▶ [Given request] Quote only the span from the first line of the entries to the line containing "const data = categories.map((c, i)", both ends kept. Leave every picture out.

__________

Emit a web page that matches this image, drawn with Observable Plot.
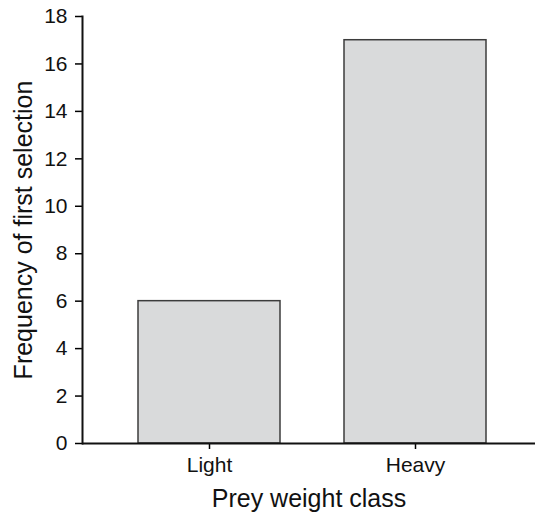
<!DOCTYPE html>
<html><head><meta charset="utf-8">
<script src="https://cdn.jsdelivr.net/npm/d3@7"></script>
<script src="https://cdn.jsdelivr.net/npm/@observablehq/plot@0.6"></script>
<style>body{margin:0;background:#fff} svg{display:block}</style>
</head><body><div id="chart"></div>
<script>
const categories = ["Light", "Heavy"];
const frequencies = [6, 17];
const yTicks = [0, 2, 4, 6, 8, 10, 12, 14, 16, 18];
const yTitle = "Frequency of first selection";
const xTitle = "Prey weight class";

const data = categories.map((c, i) => ({cls: c, freq: frequencies[i]}));

const plot = Plot.plot({
  width: 535, height: 513,
  marginLeft: 82, marginRight: 0, marginTop: 16, marginBottom: 70,
  style: {fontFamily: "'Liberation Sans', Arial, sans-serif", fontSize: "21px", background: "#fff", color: "#000"},
  x: {domain: categories, range: [106, 518], paddingInner: 0.31, paddingOuter: 0.155, align: 0.5},
  y: {domain: [0, 18]},
  marks: [
    Plot.barY(data, {x: "cls", y: "freq", fill: "#d9dadb", stroke: "#3c3c3c", strokeWidth: 1.5}),
    Plot.axisY({ticks: yTicks, tickSize: 7, tickPadding: 8, label: null, strokeWidth: 1.5, fontSize: 21, fill: "#111"}),
    Plot.axisX({tickSize: 6, tickPadding: 8, label: null, strokeWidth: 1.5, fontSize: 21, fill: "#111"}),
    Plot.ruleY([0], {strokeWidth: 2, stroke: "#111"}),
    Plot.frame({anchor: "left", strokeWidth: 2, stroke: "#111"}),
    Plot.text([yTitle], {text: d => d, frameAnchor: "left", textAnchor: "middle", rotate: -90, dx: -59, fontSize: 25, fill: "#111"}),
    Plot.text([xTitle], {text: d => d, frameAnchor: "bottom", textAnchor: "middle", lineAnchor: "bottom", dy: 63, fontSize: 25, fill: "#111"})
  ]
});
document.getElementById("chart").appendChild(plot);
</script>
</body></html>
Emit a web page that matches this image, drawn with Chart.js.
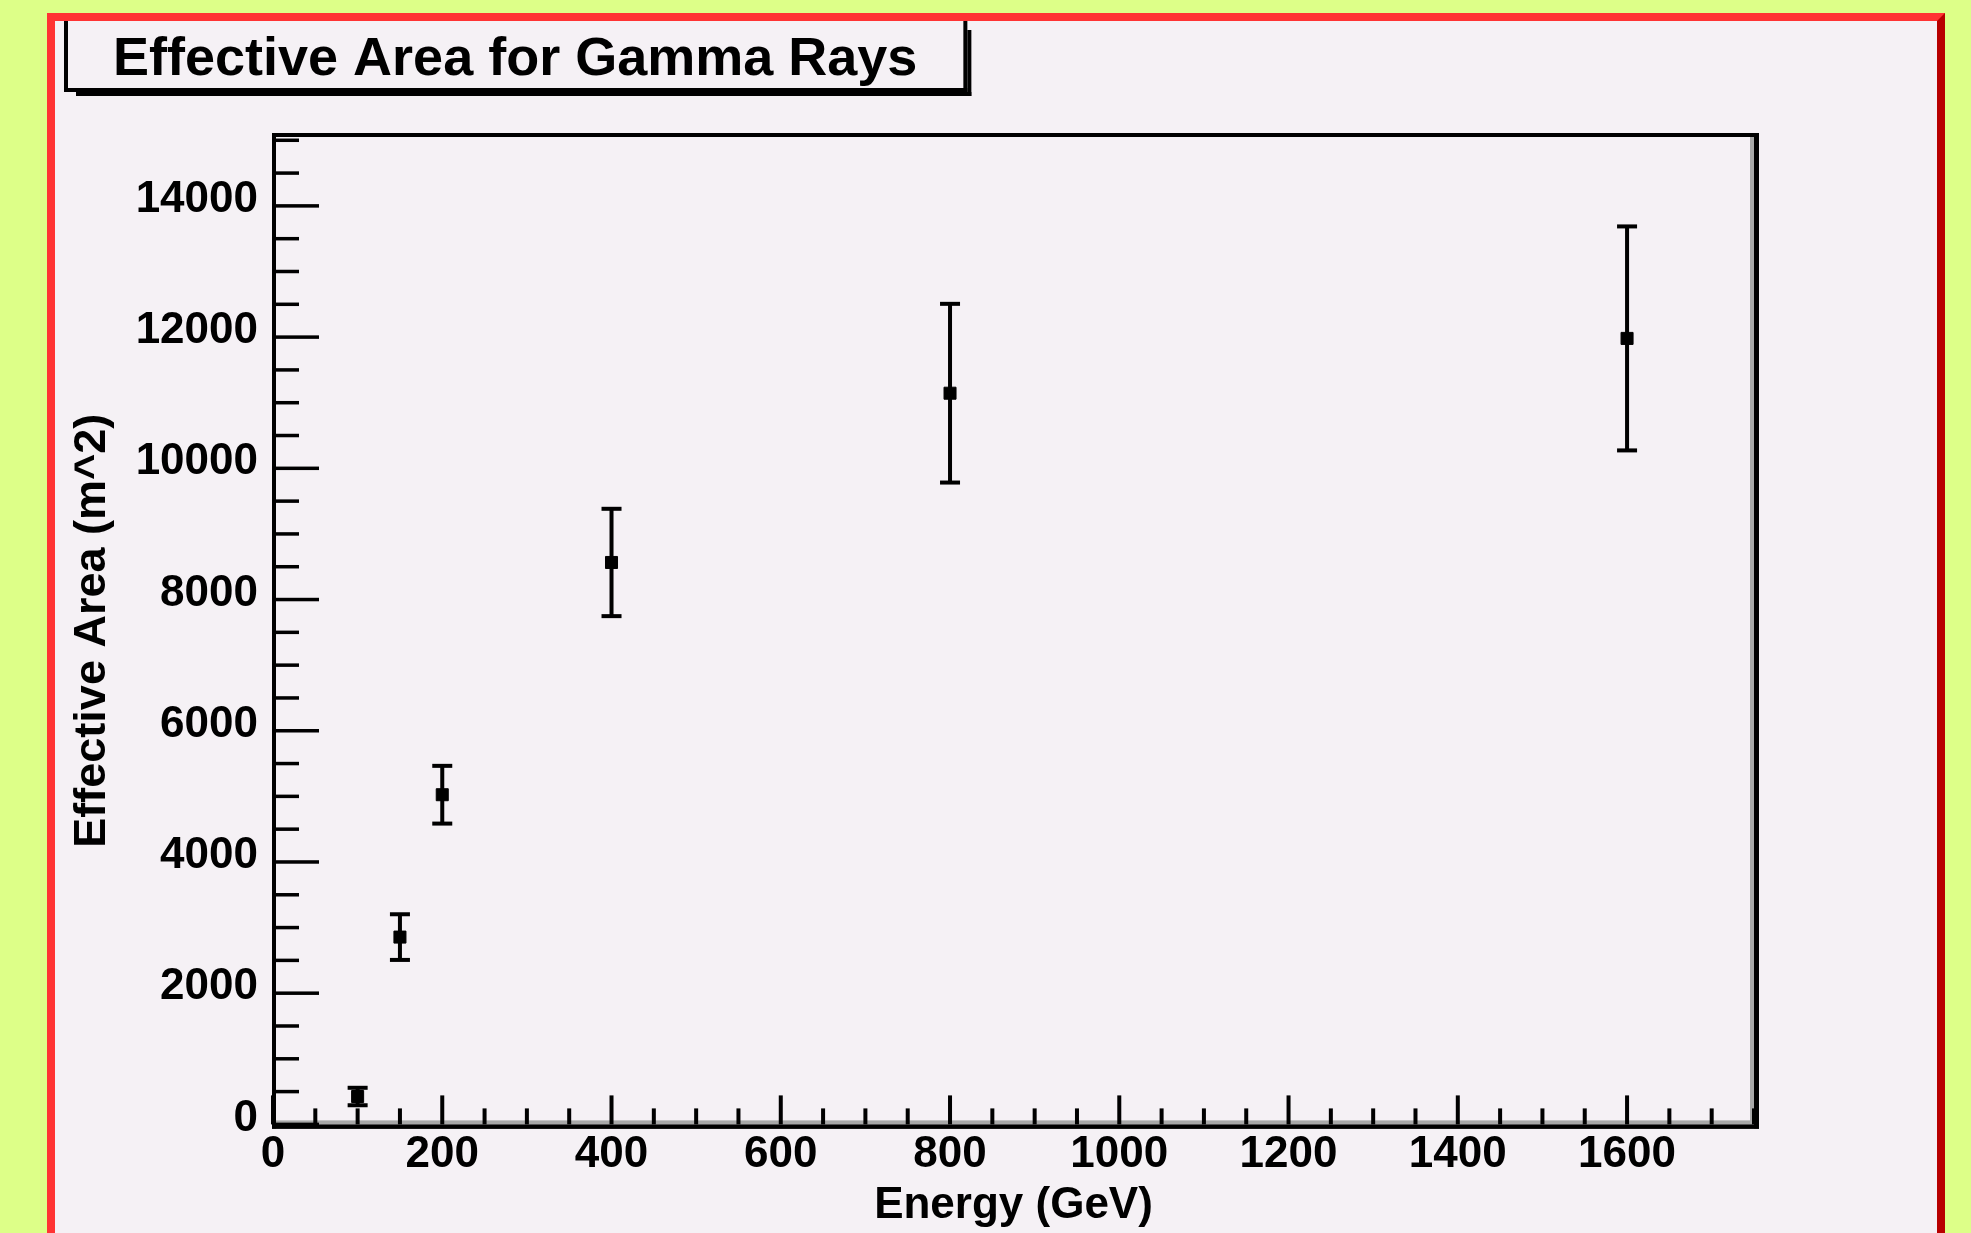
<!DOCTYPE html>
<html>
<head>
<meta charset="utf-8">
<script src="https://cdn.jsdelivr.net/npm/chart.js@4.4.1/dist/chart.umd.min.js"></script>
<style>
  html, body { margin: 0; padding: 0; background: #ddff88; overflow: hidden; }
  #panel {
    position: absolute; left: 47px; top: 13px; width: 1882px; height: 1240px;
    border-top: 8px solid #ff3333; border-left: 8px solid #ff3333; border-right: 8px solid #b80000;
    background: #f5f1f5;
  }
  #wrap { position: absolute; left: 0; top: 0; width: 1971px; height: 1233px; }
</style>
</head>
<body>
<div id="panel"></div>
<div id="wrap"><canvas id="effArea"></canvas></div>
<script>
// energy bins (GeV), effective area (m^2) and its error
const energy = [100, 150, 200, 400, 800, 1600];
const area = [425, 2855, 5025, 8565, 11145, 11980];
const areaErr = [133, 348, 440, 818, 1362, 1707];

const xTickStep = 50, xLabelStep = 200;
const yTickStep = 500, yLabelStep = 2000;

const FONT = "'Liberation Sans', Arial, Helvetica, sans-serif";

// vertical error bars with caps, drawn under the markers
const errorBars = {
  id: "errorBars",
  beforeDatasetsDraw(chart) {
    const { ctx, scales: { x, y } } = chart;
    ctx.save();
    ctx.fillStyle = "#000";
    energy.forEach((e, i) => {
      const px = x.getPixelForValue(e);
      const top = y.getPixelForValue(area[i] + areaErr[i]);
      const bot = y.getPixelForValue(area[i] - areaErr[i]);
      ctx.fillRect(px - 2, top, 4, bot - top);
      ctx.fillRect(px - 10, top - 2, 20, 4);
      ctx.fillRect(px - 10, bot - 2, 20, 4);
    });
    ctx.restore();
  },
};

// ROOT style frame, ticks pointing inwards
const rootFrame = {
  id: "rootFrame",
  afterDatasetsDraw(chart) {
    const { ctx, chartArea: a, scales: { x, y } } = chart;
    ctx.save();
    ctx.fillStyle = "#a8a8a8";
    ctx.fillRect(a.right - 4, a.top, 4, a.bottom - a.top);
    ctx.fillRect(a.left, a.bottom - 4, a.right - a.left, 4);
    ctx.fillStyle = "#000";
    x.ticks.forEach((t) => {
      const px = x.getPixelForValue(t.value);
      const len = t.value % xLabelStep === 0 ? 29 : 16;
      ctx.fillRect(px - 2, a.bottom - len, 4, len);
    });
    y.ticks.forEach((t) => {
      const py = y.getPixelForValue(t.value);
      const len = t.value % yLabelStep === 0 ? 46 : 26;
      ctx.fillRect(a.left, py - 1.75, len, 3.5);
    });
    ctx.fillRect(a.left - 1, a.top - 4, 4, a.bottom - a.top + 8);
    ctx.fillRect(a.left - 1, a.top - 4, a.right - a.left + 6, 4);
    ctx.fillRect(a.right, a.top - 4, 5, a.bottom - a.top + 8);
    ctx.fillRect(a.left - 1, a.bottom, a.right - a.left + 6, 4.5);
    ctx.restore();
  },
};

// box with shadow round the title
const titleBox = {
  id: "titleBox",
  afterDraw(chart) {
    const { ctx } = chart;
    const tb = chart.titleBlock;
    ctx.save();
    ctx.font = "bold 54px " + FONT;
    const w = ctx.measureText(chart.options.plugins.title.text).width;
    const l = tb.left - 49, r = tb.left + w + 50;
    ctx.fillStyle = "#000";
    ctx.fillRect(l, 21, 4, 71);
    ctx.fillRect(r - 4, 21, 4, 71);
    ctx.fillRect(l, 88, r - l, 4);
    ctx.fillRect(l + 12, 92, r - l - 8, 4);
    ctx.fillRect(r, 30, 4, 66);
    ctx.restore();
  },
};

const labelFont = { family: FONT, size: 44, weight: "bold" };

new Chart(document.getElementById("effArea"), {
  type: "scatter",
  data: {
    datasets: [
      {
        label: "Effective Area",
        data: energy.map((e, i) => ({ x: e, y: area[i] })),
        pointStyle: "rect",
        pointRadius: 8.5,
        pointHoverRadius: 8.5,
        backgroundColor: "#000",
        borderColor: "#000",
        borderWidth: 1,
      },
    ],
  },
  options: {
    responsive: true,
    maintainAspectRatio: false,
    animation: false,
    devicePixelRatio: 1,
    layout: { padding: { left: 113, right: 217, top: 0, bottom: 0 } },
    plugins: {
      legend: { display: false },
      tooltip: { enabled: false },
      title: {
        display: true,
        text: "Effective Area for Gamma Rays",
        align: "start",
        color: "#000",
        font: { family: FONT, size: 54, weight: "bold", lineHeight: 1 },
        padding: { top: 33, bottom: 50 },
      },
    },
    scales: {
      x: {
        type: "linear",
        min: 0,
        max: 1750,
        afterFit: (s) => { s.height = 108.6; },
        afterBuildTicks: (s) => {
          s.ticks = [];
          for (let v = s.min; v <= s.max; v += xTickStep) s.ticks.push({ value: v });
        },
        grid: { display: false, drawTicks: false },
        border: { display: false },
        ticks: {
          autoSkip: false,
          maxRotation: 0,
          minRotation: 0,
          padding: 4,
          color: "#000",
          font: labelFont,
          callback: (v) => (v % xLabelStep === 0 ? String(v) : ""),
        },
        title: {
          display: true,
          text: "Energy (GeV)",
          color: "#000",
          font: labelFont,
          padding: { top: 0, bottom: 0.5 },
        },
      },
      y: {
        min: 0,
        max: 15050,
        afterFit: (s) => { s.width = 160; },
        afterBuildTicks: (s) => {
          s.ticks = [];
          for (let v = s.min; v <= s.max; v += yTickStep) s.ticks.push({ value: v });
        },
        grid: { display: false, drawTicks: false },
        border: { display: false },
        ticks: {
          autoSkip: false,
          padding: 15,
          labelOffset: -6,
          color: "#000",
          font: labelFont,
          callback: (v) => (v % yLabelStep === 0 ? String(v) : ""),
        },
        title: {
          display: true,
          text: "Effective Area (m^2)",
          color: "#000",
          font: { family: FONT, size: 45, weight: "bold" },
          padding: { top: -47, bottom: 0 },
        },
      },
    },
  },
  plugins: [errorBars, rootFrame, titleBox],
});
</script>
</body>
</html>
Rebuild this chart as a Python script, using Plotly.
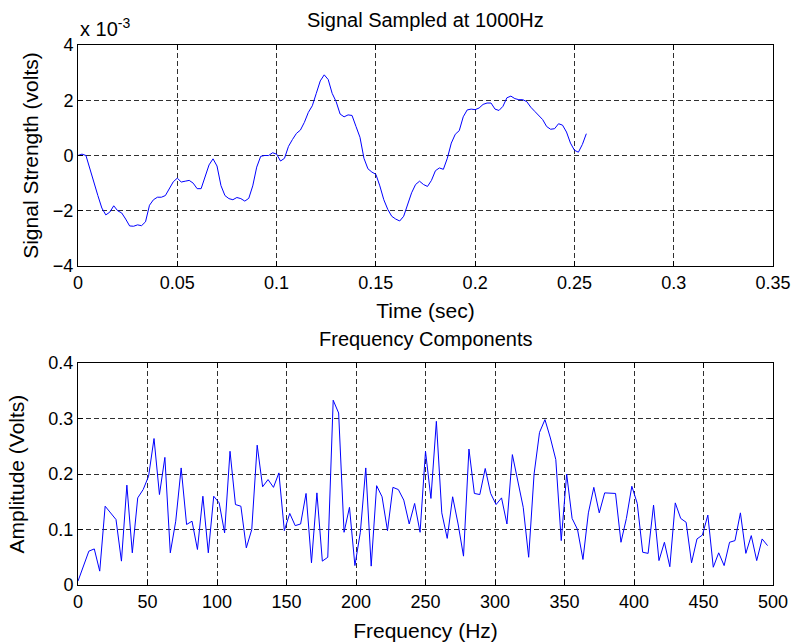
import numpy as np
import plotly.graph_objects as go

# --- Time-domain signal, sampled every 2 ms (values in units of 1e-3 V) ---
time_step = 0.002
signal_mv = [
    0.0, 0.05, 0.0, -0.5, -1.0, -1.45, -1.9, -2.15, -2.05, -1.82,
    -2.0, -2.08, -2.3, -2.55, -2.56, -2.51, -2.54, -2.4, -1.8, -1.6,
    -1.51, -1.51, -1.45, -1.2, -0.95, -0.82, -0.96, -0.93, -0.9, -1.0,
    -1.2, -1.2, -0.79, -0.34, -0.12, -0.38, -1.09, -1.45, -1.56, -1.6,
    -1.52, -1.56, -1.65, -1.55, -1.1, -0.42, -0.03, 0.0, 0.0, 0.1,
    0.05, -0.2, -0.1, 0.33, 0.58, 0.8, 0.92, 1.2, 1.56, 1.8,
    2.25, 2.7, 2.92, 2.75, 2.25, 1.95, 1.5, 1.4, 1.47, 1.45,
    1.05, 0.66, -0.1, -0.48, -0.6, -0.68, -1.1, -1.6, -1.95, -2.2,
    -2.3, -2.37, -2.2, -1.75, -1.35, -1.05, -0.93, -1.05, -1.12, -0.9,
    -0.55, -0.45, -0.5, -0.1, 0.45, 0.77, 0.9, 1.4, 1.65, 1.68,
    1.66, 1.72, 1.85, 1.9, 1.9, 1.68, 1.63, 1.78, 2.09, 2.15,
    2.06, 2.02, 2.02, 1.95, 1.75, 1.6, 1.45, 1.3, 1.05, 0.95,
    0.97, 1.15, 1.1, 0.85, 0.45, 0.19, 0.12, 0.4, 0.79,
]
time_s = np.arange(len(signal_mv)) * time_step

# --- Single-sided amplitude spectrum, bin spacing 1000/256 Hz ---
freq_step = 1000.0 / 256.0
amplitude = [
    0.007, 0.035, 0.061, 0.065, 0.025, 0.142, 0.13, 0.118, 0.043, 0.18,
    0.058, 0.157, 0.172, 0.196, 0.264, 0.163, 0.23, 0.058, 0.115, 0.211,
    0.109, 0.115, 0.064, 0.16, 0.058, 0.16, 0.148, 0.094, 0.241, 0.145,
    0.142, 0.067, 0.1, 0.252, 0.177, 0.19, 0.176, 0.202, 0.098, 0.129,
    0.107, 0.11, 0.165, 0.04, 0.166, 0.043, 0.05, 0.333, 0.31, 0.095,
    0.14, 0.035, 0.095, 0.211, 0.034, 0.179, 0.159, 0.098, 0.176, 0.172,
    0.153, 0.11, 0.147, 0.095, 0.241, 0.156, 0.295, 0.13, 0.084, 0.159,
    0.11, 0.052, 0.245, 0.165, 0.163, 0.21, 0.165, 0.145, 0.157, 0.11,
    0.235, 0.19, 0.14, 0.05, 0.2, 0.275, 0.298, 0.265, 0.226, 0.08,
    0.2, 0.12, 0.1, 0.046, 0.13, 0.176, 0.13, 0.166, 0.166, 0.165,
    0.077, 0.12, 0.178, 0.147, 0.059, 0.057, 0.144, 0.044, 0.077, 0.033,
    0.148, 0.12, 0.113, 0.04, 0.083, 0.09, 0.126, 0.032, 0.058, 0.035,
    0.077, 0.08, 0.13, 0.057, 0.089, 0.044, 0.083, 0.071,
]
freq_hz = np.arange(len(amplitude)) * freq_step

FONT = "Liberation Sans, Arial, Helvetica, sans-serif"
FS = 18        # tick labels
FS_TITLE = 20  # plot titles and the exponent label
FS_AXIS = 21   # axis titles
LINE_BLUE = "#0000ff"

fig = go.Figure()
fig.add_trace(go.Scatter(x=time_s, y=signal_mv, mode="lines",
                         line=dict(color=LINE_BLUE, width=1),
                         xaxis="x", yaxis="y", showlegend=False))
fig.add_trace(go.Scatter(x=freq_hz, y=amplitude, mode="lines",
                         line=dict(color=LINE_BLUE, width=1),
                         xaxis="x2", yaxis="y2", showlegend=False))

axis_style = dict(
    showline=True, linecolor="black", linewidth=1, mirror="allticks",
    ticks="inside", ticklen=5, tickcolor="black",
    showgrid=True, gridcolor="#303030", gridwidth=1, griddash="5px,3px",
    zeroline=False, automargin=False,
    tickfont=dict(family=FONT, size=FS, color="black"),
)
axis_title_font = dict(family=FONT, size=FS_AXIS, color="black")

fig.update_layout(
    width=795, height=644,
    margin=dict(l=78, r=22, t=45, b=59),
    paper_bgcolor="white", plot_bgcolor="white",
    font=dict(family=FONT, size=FS, color="black"),
    xaxis=dict(axis_style, domain=[0, 1], anchor="y", range=[0, 0.35],
               tickvals=[0, 0.05, 0.1, 0.15, 0.2, 0.25, 0.3, 0.35],
               ticktext=["0", "0.05", "0.1", "0.15", "0.2", "0.25", "0.3", "0.35"],
               title=dict(text="Time (sec)", standoff=11, font=axis_title_font)),
    yaxis=dict(axis_style, domain=[0.5907, 1], anchor="x", range=[-4, 4],
               tickvals=[-4, -2, 0, 2, 4],
               title=dict(text="Signal Strength (volts)", standoff=8,
                          font=axis_title_font)),
    xaxis2=dict(axis_style, domain=[0, 1], anchor="y2", range=[0, 500],
                tickvals=list(range(0, 501, 50)),
                title=dict(text="Frequency (Hz)", standoff=12, font=axis_title_font)),
    yaxis2=dict(axis_style, domain=[0, 0.411], anchor="x2", range=[0, 0.4],
                tickvals=[0, 0.1, 0.2, 0.3, 0.4],
                ticktext=["0", "0.1", "0.2", "0.3", "0.4"],
                title=dict(text="Amplitude (Volts)", standoff=18,
                           font=axis_title_font)),
    annotations=[
        dict(text="Signal Sampled at 1000Hz", xref="paper", yref="paper",
             x=0.5, y=1, yshift=12, xanchor="center", yanchor="bottom",
             showarrow=False, font=dict(family=FONT, size=FS_TITLE)),
        dict(text="Frequency Components", xref="paper", yref="paper",
             x=0.5, y=0.411, yshift=11, xanchor="center", yanchor="bottom",
             showarrow=False, font=dict(family=FONT, size=FS_TITLE)),
        dict(text="x 10<sup>-3</sup>", xref="paper", yref="paper",
             x=0, y=1, yshift=3, xanchor="left", yanchor="bottom",
             showarrow=False, font=dict(family=FONT, size=FS_TITLE)),
    ],
)

fig.write_html("out.html")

__________

▶ [Solution to this problem]
Emit a web page that matches this image, drawn with Observable Plot.
<!DOCTYPE html>
<html><head><meta charset="utf-8">
<script src="https://cdn.jsdelivr.net/npm/d3@7"></script>
<script src="https://cdn.jsdelivr.net/npm/@observablehq/plot@0.6"></script>
<style>body{margin:0;background:#fff} svg{display:block}</style>
</head><body><div id="chart"></div>
<script>
const categories = ["Light", "Heavy"];
const frequencies = [6, 17];
const yTicks = [0, 2, 4, 6, 8, 10, 12, 14, 16, 18];
const yTitle = "Frequency of first selection";
const xTitle = "Prey weight class";

const data = categories.map((c, i) => ({cls: c, freq: frequencies[i]}));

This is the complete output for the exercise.